According to Time Magazine, the greatest thinkers in the world have suggested that true happiness is found in helping others and now there is scientific research from a team of psychologists at the University of Missouri-Columbia to prove it.

While Americans are guaranteed the pursuit of happiness in their Declaration of Independence, it is usually referring to individual rights and is self-serving. The researchers led by Liudmila Titova and Kennon Sheldon looked at whether pursuing happiness for others will actually make people happier. They found that it does.

Two experiments were conducted by the team, according to Psychology Today. In the first experiment asked participants to recall a time that they tried to make themselves or another person happy. They were asked to write about the event and rate how happy it made them feel.

In the second experiment, they were asked to remember a time they tried to make someone else happy and also write about how it made them feel.
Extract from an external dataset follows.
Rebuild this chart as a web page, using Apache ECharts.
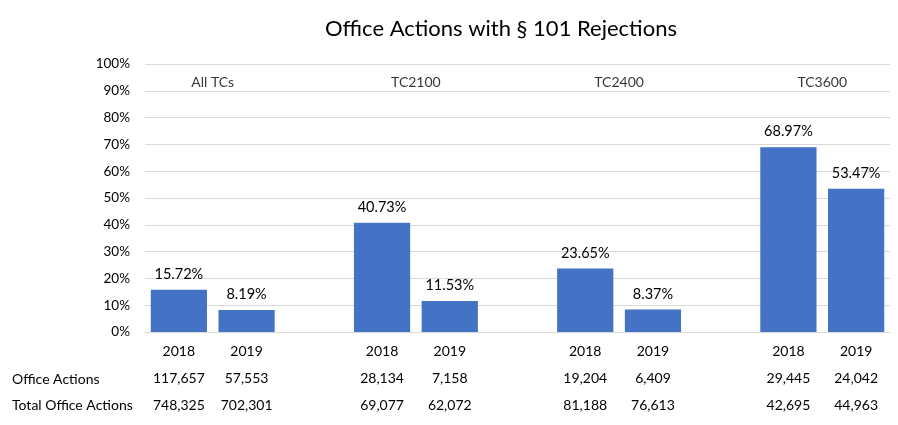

This experiment elicited a higher rate of happiness than the first.

“The results of these studies extend findings from previous research by showing that people derive boosted personal happiness from attempts to make other people happy — an approach that might seem counterintuitive for a lot of people at first,” researchers wrote in the study.

But how does the research translate into real life? How can people help others in constructive ways that will benefit them without making you feel used or being taken advantage of? Here are some helpful tips.

First, according to Time Magazine, find your passion. Give to people or causes that move you and share your values. If you don’t have extra funds to contribute, you can give your time. Read to children at the library or virtually, or volunteer at a food bank or soup kitchen. If you love animals, help out at a pet adoption day or spend time with shelter pets.

If you are donating money, make sure that the organizations aim and actions are transparent. “Giving to a cause that specifies what they’re going to do with your money leads to more happiness than giving to an umbrella cause where you’re not so sure where your money is going,” Harvard scientist Michael Norton told Time Magazine.

Whatever you do, the key is to find an approach that works for you and let it come naturally. Remember that boosting happiness is a benefit of helping others and not the goal.